• **The data**
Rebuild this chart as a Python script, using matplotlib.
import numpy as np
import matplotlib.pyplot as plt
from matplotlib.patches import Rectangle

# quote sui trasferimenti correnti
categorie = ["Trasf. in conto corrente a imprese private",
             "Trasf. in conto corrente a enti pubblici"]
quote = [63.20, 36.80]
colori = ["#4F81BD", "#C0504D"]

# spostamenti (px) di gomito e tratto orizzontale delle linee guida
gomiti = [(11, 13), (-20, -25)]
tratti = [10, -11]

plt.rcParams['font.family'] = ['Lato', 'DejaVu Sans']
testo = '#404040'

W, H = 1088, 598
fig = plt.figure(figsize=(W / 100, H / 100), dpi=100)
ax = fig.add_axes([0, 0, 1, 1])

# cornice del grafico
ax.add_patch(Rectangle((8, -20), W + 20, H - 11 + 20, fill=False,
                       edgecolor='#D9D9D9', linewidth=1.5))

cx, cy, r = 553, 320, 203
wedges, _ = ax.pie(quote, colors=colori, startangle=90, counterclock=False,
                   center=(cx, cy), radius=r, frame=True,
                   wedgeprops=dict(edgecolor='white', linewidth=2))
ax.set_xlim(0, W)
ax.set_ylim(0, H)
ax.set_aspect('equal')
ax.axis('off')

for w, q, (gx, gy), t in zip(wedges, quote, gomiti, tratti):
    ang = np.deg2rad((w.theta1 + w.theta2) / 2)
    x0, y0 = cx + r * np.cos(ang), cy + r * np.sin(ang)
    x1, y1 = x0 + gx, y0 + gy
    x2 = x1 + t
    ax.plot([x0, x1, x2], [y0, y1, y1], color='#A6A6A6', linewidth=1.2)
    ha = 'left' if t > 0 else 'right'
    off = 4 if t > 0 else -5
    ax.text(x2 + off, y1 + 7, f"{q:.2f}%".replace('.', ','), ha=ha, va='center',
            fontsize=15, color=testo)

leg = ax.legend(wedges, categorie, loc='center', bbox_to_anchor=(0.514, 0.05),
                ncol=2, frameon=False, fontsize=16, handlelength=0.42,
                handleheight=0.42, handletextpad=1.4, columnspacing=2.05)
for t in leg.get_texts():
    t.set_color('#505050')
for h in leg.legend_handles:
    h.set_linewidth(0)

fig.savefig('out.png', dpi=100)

* * *

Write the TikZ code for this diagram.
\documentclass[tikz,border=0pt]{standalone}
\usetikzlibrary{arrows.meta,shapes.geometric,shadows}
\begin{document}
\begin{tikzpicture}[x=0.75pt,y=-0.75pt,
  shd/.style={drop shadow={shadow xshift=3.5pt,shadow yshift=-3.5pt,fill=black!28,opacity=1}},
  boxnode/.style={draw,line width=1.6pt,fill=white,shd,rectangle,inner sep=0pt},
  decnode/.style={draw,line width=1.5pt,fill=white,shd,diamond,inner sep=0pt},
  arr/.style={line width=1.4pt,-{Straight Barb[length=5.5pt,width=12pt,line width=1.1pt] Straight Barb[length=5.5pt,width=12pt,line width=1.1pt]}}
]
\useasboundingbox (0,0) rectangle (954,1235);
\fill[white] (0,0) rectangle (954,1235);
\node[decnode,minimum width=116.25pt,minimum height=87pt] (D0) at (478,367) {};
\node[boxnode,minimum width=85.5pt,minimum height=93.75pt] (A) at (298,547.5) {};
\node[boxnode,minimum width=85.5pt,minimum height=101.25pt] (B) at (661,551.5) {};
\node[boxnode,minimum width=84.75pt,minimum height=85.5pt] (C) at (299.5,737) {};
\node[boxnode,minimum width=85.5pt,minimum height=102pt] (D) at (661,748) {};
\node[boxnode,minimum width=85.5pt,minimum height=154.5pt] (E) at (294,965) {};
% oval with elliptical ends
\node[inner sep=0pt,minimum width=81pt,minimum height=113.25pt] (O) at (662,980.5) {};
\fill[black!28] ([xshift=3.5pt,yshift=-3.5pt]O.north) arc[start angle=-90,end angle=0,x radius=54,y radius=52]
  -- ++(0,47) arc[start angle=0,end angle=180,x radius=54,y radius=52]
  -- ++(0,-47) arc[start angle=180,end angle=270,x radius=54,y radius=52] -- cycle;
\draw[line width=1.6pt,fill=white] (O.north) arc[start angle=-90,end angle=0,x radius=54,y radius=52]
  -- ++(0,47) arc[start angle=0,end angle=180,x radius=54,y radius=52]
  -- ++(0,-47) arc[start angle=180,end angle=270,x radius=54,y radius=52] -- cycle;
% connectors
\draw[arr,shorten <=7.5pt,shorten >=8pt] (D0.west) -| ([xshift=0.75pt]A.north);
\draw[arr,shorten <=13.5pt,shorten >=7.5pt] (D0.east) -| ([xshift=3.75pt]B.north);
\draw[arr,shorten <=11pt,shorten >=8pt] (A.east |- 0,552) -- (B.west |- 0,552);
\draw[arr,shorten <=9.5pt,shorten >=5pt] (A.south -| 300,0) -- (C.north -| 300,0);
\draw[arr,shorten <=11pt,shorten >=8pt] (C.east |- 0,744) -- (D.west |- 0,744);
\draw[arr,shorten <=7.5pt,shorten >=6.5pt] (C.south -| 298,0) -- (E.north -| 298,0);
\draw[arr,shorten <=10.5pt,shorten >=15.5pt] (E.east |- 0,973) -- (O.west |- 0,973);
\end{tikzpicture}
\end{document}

---

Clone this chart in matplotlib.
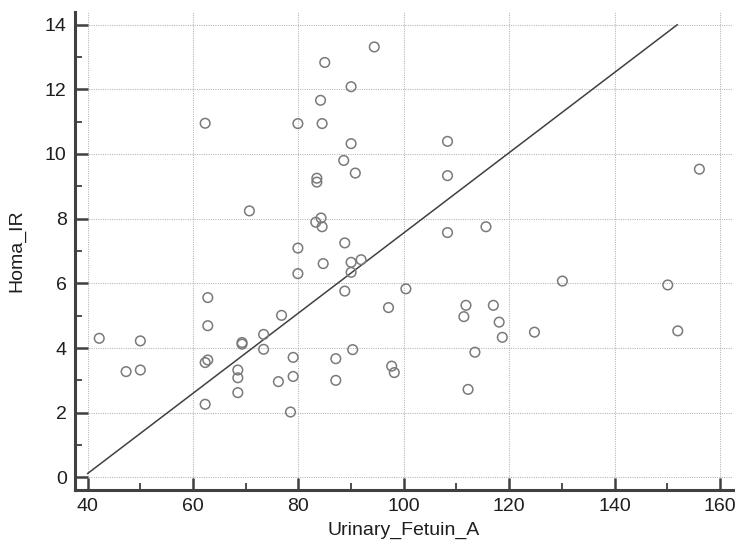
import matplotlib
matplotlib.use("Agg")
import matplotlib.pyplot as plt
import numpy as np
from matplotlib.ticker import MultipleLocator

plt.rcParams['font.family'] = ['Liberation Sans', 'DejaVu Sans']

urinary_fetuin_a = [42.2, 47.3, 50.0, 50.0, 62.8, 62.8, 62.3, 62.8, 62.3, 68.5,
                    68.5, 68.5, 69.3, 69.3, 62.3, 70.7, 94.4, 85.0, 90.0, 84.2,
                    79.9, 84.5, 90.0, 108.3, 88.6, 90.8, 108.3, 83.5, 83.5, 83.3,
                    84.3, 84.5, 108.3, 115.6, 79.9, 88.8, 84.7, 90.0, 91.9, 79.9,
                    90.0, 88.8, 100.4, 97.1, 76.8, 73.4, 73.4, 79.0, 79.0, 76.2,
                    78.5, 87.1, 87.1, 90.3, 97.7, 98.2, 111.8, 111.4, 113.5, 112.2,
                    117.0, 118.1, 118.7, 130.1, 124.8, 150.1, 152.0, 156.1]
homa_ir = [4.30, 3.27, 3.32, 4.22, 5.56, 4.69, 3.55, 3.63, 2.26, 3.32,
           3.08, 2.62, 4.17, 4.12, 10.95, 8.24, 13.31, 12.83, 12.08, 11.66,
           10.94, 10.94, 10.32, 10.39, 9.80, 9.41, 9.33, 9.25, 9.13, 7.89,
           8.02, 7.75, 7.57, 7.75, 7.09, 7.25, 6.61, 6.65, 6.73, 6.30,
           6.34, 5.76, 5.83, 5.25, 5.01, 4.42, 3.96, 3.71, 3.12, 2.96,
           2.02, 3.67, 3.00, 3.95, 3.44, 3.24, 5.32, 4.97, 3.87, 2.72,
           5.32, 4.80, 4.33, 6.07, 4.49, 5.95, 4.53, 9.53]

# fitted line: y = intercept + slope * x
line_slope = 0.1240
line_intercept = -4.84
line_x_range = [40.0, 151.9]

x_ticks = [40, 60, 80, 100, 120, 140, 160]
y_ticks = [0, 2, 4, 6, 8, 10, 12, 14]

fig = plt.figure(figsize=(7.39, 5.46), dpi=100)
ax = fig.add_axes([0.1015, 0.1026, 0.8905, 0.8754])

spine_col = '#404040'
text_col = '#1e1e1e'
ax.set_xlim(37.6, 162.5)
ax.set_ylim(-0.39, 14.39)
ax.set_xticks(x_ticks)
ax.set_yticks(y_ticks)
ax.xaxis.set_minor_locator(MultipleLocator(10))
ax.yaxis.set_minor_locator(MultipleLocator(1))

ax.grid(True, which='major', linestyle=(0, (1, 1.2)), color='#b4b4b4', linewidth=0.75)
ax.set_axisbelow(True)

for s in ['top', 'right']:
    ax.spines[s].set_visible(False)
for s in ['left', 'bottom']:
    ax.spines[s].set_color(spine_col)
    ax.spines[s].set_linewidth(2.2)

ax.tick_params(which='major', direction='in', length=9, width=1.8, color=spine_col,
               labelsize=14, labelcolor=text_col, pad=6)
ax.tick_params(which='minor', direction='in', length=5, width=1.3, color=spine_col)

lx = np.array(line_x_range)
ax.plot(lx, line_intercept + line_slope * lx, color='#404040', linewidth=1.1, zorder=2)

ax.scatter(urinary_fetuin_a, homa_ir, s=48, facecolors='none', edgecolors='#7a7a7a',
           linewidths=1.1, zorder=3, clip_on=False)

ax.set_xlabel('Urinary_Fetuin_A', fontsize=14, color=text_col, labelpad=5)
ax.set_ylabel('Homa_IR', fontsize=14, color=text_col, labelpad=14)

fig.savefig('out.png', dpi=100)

• **What the task requires**
Take the material above and output only the lines from the one that contains "Clone this chart in matplotlib." through the one that contains "plt.rcParams['font.family'] = ['Liberation", ends included and images left out.

• **Complete output**
Clone this chart in matplotlib.
import matplotlib
matplotlib.use("Agg")
import matplotlib.pyplot as plt
import numpy as np
from matplotlib.ticker import MultipleLocator

plt.rcParams['font.family'] = ['Liberation Sans', 'DejaVu Sans']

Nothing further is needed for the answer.